Visa rules, the new EU border system, money, and staying safe.

Hungary is a full Schengen Area member. Most Western nationalities (US, Canada, UK, Australia, NZ) get 90 days visa-free within any rolling 180-day period, shared across the whole Schengen Area, not per country. As of mid-2026 the EU's new EES biometric border system is fully live (expect a fingerprint/photo registration on your first entry), and the ETIAS pre-travel authorization is expected to launch in Q4 2026. Currency is the Hungarian forint (HUF) — Hungary is in the EU but does not use the euro.

This is the unglamorous section that actually prevents a bad trip: whether you need anything beyond a passport (mostly no, if your nationality gets the Schengen exemption), what two new EU border systems mean for your specific trip in 2026, how much cash to carry, and the one taxi scam that's given Budapest an outsized bad reputation for decades.

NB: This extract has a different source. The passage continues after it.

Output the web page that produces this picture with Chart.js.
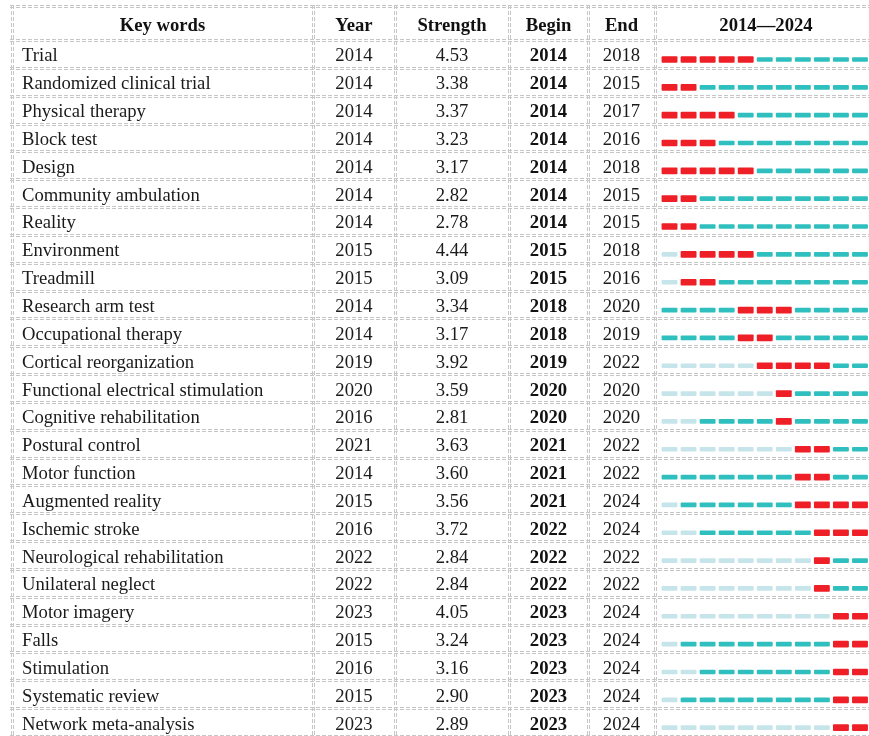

Questions people actually ask

Do I need a visa for Hungary?
Most likely not, for stays under 90 days — Hungary is in the Schengen Area, and passport holders from the US, Canada, UK, Australia, New Zealand, and dozens of other countries get visa-free entry for up to 90 days within any rolling 180-day period, shared across all Schengen countries combined.
Is Budapest safe?
Yes, genuinely one of Europe's safer capitals for violent crime. The real, well-documented risk is financial, not physical: unlicensed taxi drivers overcharging tourists by 5-10x the normal fare. Use the Bolt app or the official airport taxi desk and this risk basically disappears.
What currency does Hungary use?
The Hungarian forint (HUF), not the euro — Hungary is an EU member but hasn't adopted the single currency. Exchange rates move, but as a rough 2026 planning anchor, $1 has recently traded in the low-to-mid 300s in forint.